Ryan attacked Obama's speech for not including direct statements on his plans to deal with entitlement programs. 

"There are a lot of Democrats who agree with the need to deal with this. It's a mathematical thing, it's not an ideological thing," he said. "But he basically said we're not going to change these programs, we're not going to reform these programs to prevent this. He basically said we will not fix this debt crisis."

In his speech Obama alluded to his plans for Medicare and Medicaid when he said that the country "must make the hard choices to reduce the cost of healthcare and the size of our deficit. But we reject the belief that America must choose between caring for the generation that built this country and investing in the generation that will build its future."

Ryan, the vice presidential nominee on the 2012 Republican presidential ticket, also acknowledged that it was "bittersweet" to attend the inauguration. Ryan's running mate, Mitt Romney, was not at the event. 
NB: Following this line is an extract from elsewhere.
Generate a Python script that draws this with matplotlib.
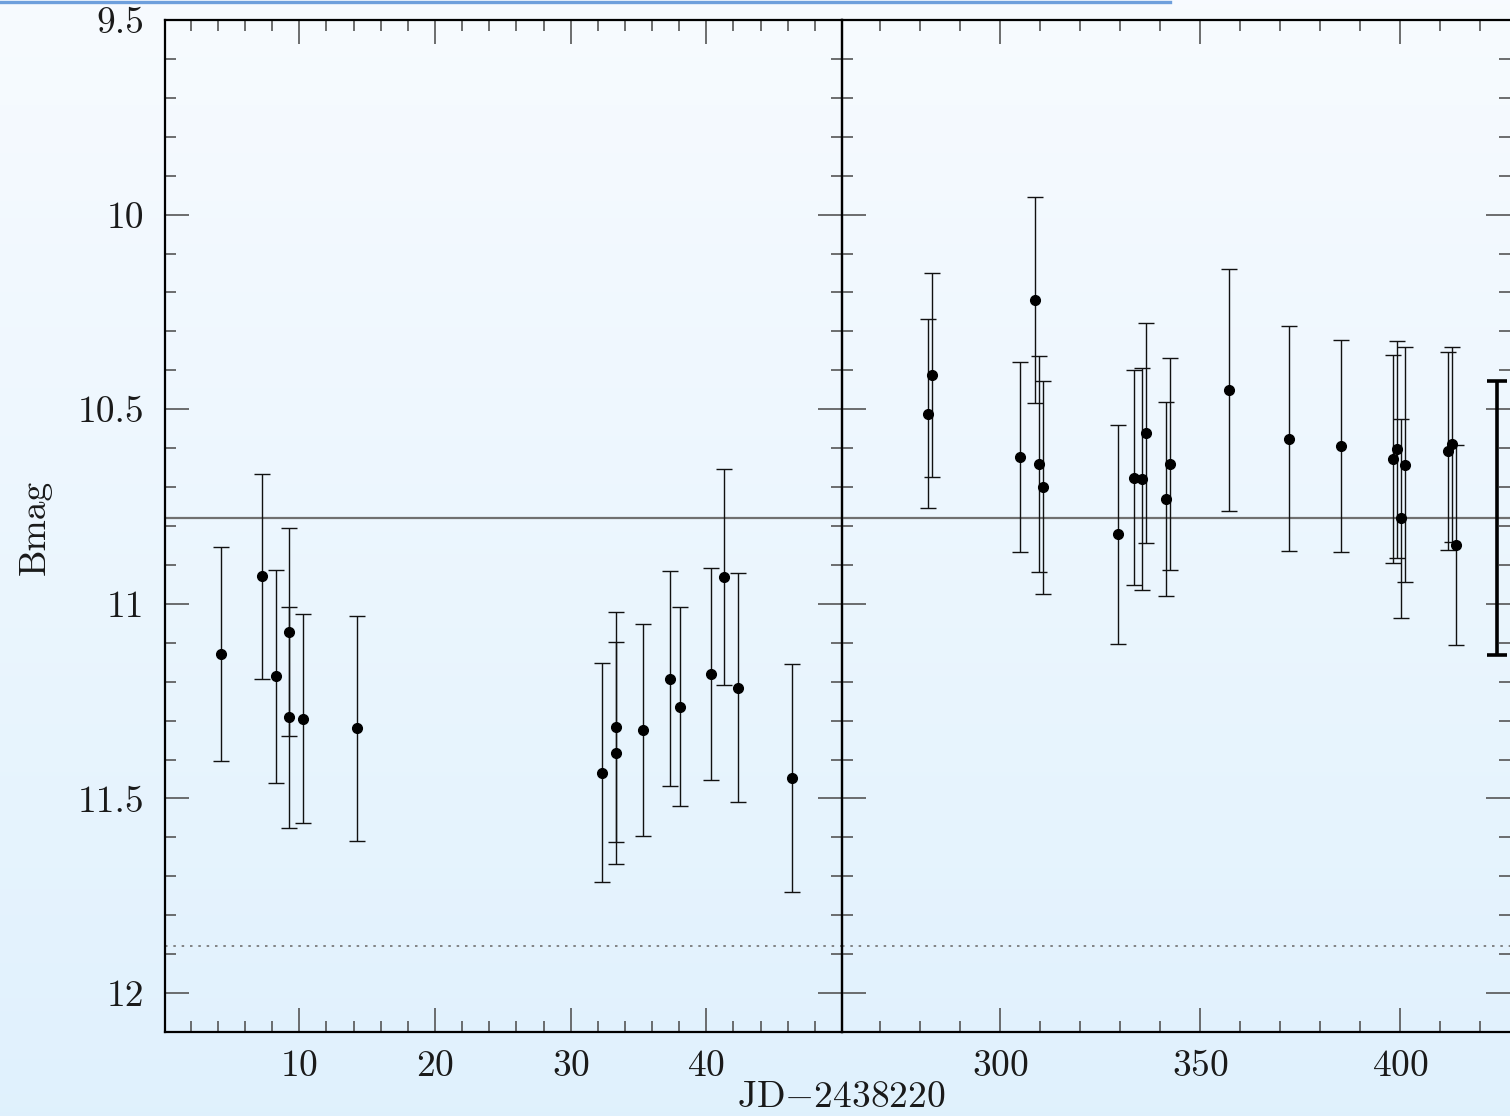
import numpy as np
import matplotlib
matplotlib.use('Agg')
import matplotlib.pyplot as plt
from matplotlib.lines import Line2D
from matplotlib.ticker import MultipleLocator, FixedLocator, FuncFormatter

plt.rcParams['font.family'] = ['cmr10', 'DejaVu Serif']
plt.rcParams['mathtext.fontset'] = 'cm'
plt.rcParams['axes.formatter.use_mathtext'] = True

# early season (JD-2438220, left panel)
jd_a = [4.21, 7.24, 8.27, 9.22, 9.22, 10.24, 14.23, 32.28, 33.31, 33.31,
        35.30, 37.31, 38.05, 40.31, 41.33, 42.32, 46.34]
mag_a = [11.130, 10.929, 11.186, 11.073, 11.291, 11.295, 11.320, 11.434, 11.383, 11.316,
         11.325, 11.192, 11.264, 11.180, 10.931, 11.215, 11.448]
err_a = [0.275, 0.263, 0.273, 0.267, 0.284, 0.269, 0.289, 0.281, 0.285, 0.296,
         0.272, 0.277, 0.256, 0.273, 0.278, 0.294, 0.293]

# later season (right panel)
jd_b = [281.9, 282.9, 304.9, 308.8, 309.8, 310.8, 329.5, 333.4, 335.4, 336.4, 341.4,
        342.4, 357.3, 372.3, 385.3, 398.3, 399.2, 400.3, 401.3, 411.9, 412.9, 413.9]
mag_b = [10.512, 10.413, 10.623, 10.219, 10.640, 10.701, 10.821, 10.676, 10.679, 10.561, 10.730,
         10.640, 10.450, 10.576, 10.595, 10.628, 10.603, 10.780, 10.643, 10.607, 10.590, 10.849]
err_b = [0.243, 0.262, 0.244, 0.265, 0.278, 0.274, 0.281, 0.276, 0.285, 0.282, 0.249,
         0.272, 0.311, 0.289, 0.272, 0.267, 0.278, 0.256, 0.302, 0.255, 0.250, 0.256]

mean_mag = 10.78
limit_mag = 11.88
typ_jd = 424.3
typ_err = 0.352

txt_col = '#1a1a1a'
fs = 27

fig = plt.figure(figsize=(15.10, 11.16), dpi=100)

# background gradient
bg = fig.add_axes([0, 0, 1, 1], zorder=-10)
grad = np.linspace(0, 1, 256).reshape(-1, 1)
top = np.array([0.969, 0.984, 1.0])
bot = np.array([0.878, 0.945, 0.992])
img = top[None, None, :] * (1 - grad[:, :, None]) + bot[None, None, :] * grad[:, :, None]
bg.imshow(img, aspect='auto', extent=[0, 1, 0, 1], origin='upper')
bg.set_axis_off()

fig.add_artist(Line2D([0, 1170 / 1510], [1 - 1.5 / 1116] * 2, color='#6e9fdc', lw=2.4,
                      transform=fig.transFigure))

y0 = 1 - 1032 / 1116
h = (1032 - 20) / 1116
ax1 = fig.add_axes([165 / 1510, y0, (842 - 165) / 1510, h])
ax2 = fig.add_axes([842 / 1510, y0, (1510 - 842) / 1510, h])

for ax in (ax1, ax2):
    ax.set_facecolor('none')
    ax.set_ylim(12.1, 9.5)
    ax.yaxis.set_major_locator(MultipleLocator(0.5))
    ax.yaxis.set_minor_locator(MultipleLocator(0.1))
    ax.tick_params(which='both', direction='in', top=True, right=True,
                   color='#555555', width=1.2, labelcolor=txt_col)
    ax.tick_params(which='major', length=17, labelsize=fs, pad=13)
    ax.tick_params(which='minor', length=8)
    for s in ax.spines.values():
        s.set_linewidth(1.6)
        s.set_color('black')
    ax.axhline(mean_mag, color='#707070', lw=1.6, zorder=1)
    ax.axhline(limit_mag, color='#707070', lw=1.2, ls=(0, (1.5, 3.5)), zorder=1)

ax1.set_xlim(0.1, 50)
ax1.xaxis.set_major_locator(FixedLocator([10, 20, 30, 40]))
ax1.xaxis.set_minor_locator(FixedLocator(np.arange(2, 50, 2)))
ax1.yaxis.set_major_formatter(FuncFormatter(lambda v, p: '%g' % v))
ax1.tick_params(axis='y', pad=15)

ax2.set_xlim(260.5, 427.5)
ax2.xaxis.set_major_locator(FixedLocator([300, 350, 400]))
ax2.xaxis.set_minor_locator(FixedLocator(np.arange(270, 430, 10)))
ax2.tick_params(axis='y', labelleft=False)
ax2.spines['right'].set_visible(False)

ax1.errorbar(jd_a, mag_a, yerr=err_a, fmt='o', color='black', ms=7, ecolor='#111111',
             elinewidth=1.0, capsize=6, capthick=1.0, zorder=3)
ax2.errorbar(jd_b, mag_b, yerr=err_b, fmt='o', color='black', ms=7, ecolor='#111111',
             elinewidth=1.0, capsize=6, capthick=1.0, zorder=3)
ax2.errorbar([typ_jd], [mean_mag], yerr=[typ_err], fmt='none', ecolor='black',
             elinewidth=2.6, capsize=7, capthick=2.6, zorder=3, clip_on=False)

fig.text(35 / 1510, 1 - 527 / 1116, 'Bmag', rotation=90, fontsize=fs,
         ha='center', va='center', color=txt_col)
fig.text(841 / 1510, 1 - 1097 / 1116, r'$\mathrm{JD{-}2438220}$', fontsize=fs,
         ha='center', va='center', color=txt_col)

fig.savefig('out.png', dpi=100)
"You know, sure it was. It was bittersweet but I just believe that in this country we celebrate the peaceful transition or reaffirmation of power," Ryan said. "And the inauguration ceremony is a great piece of symbolism of what a mature Republic does, and I thought being a part of that was an important symbol to make, which is we peacefully transfer or reaffirm power in this country unlike so many others. And to me, that was an important point to make."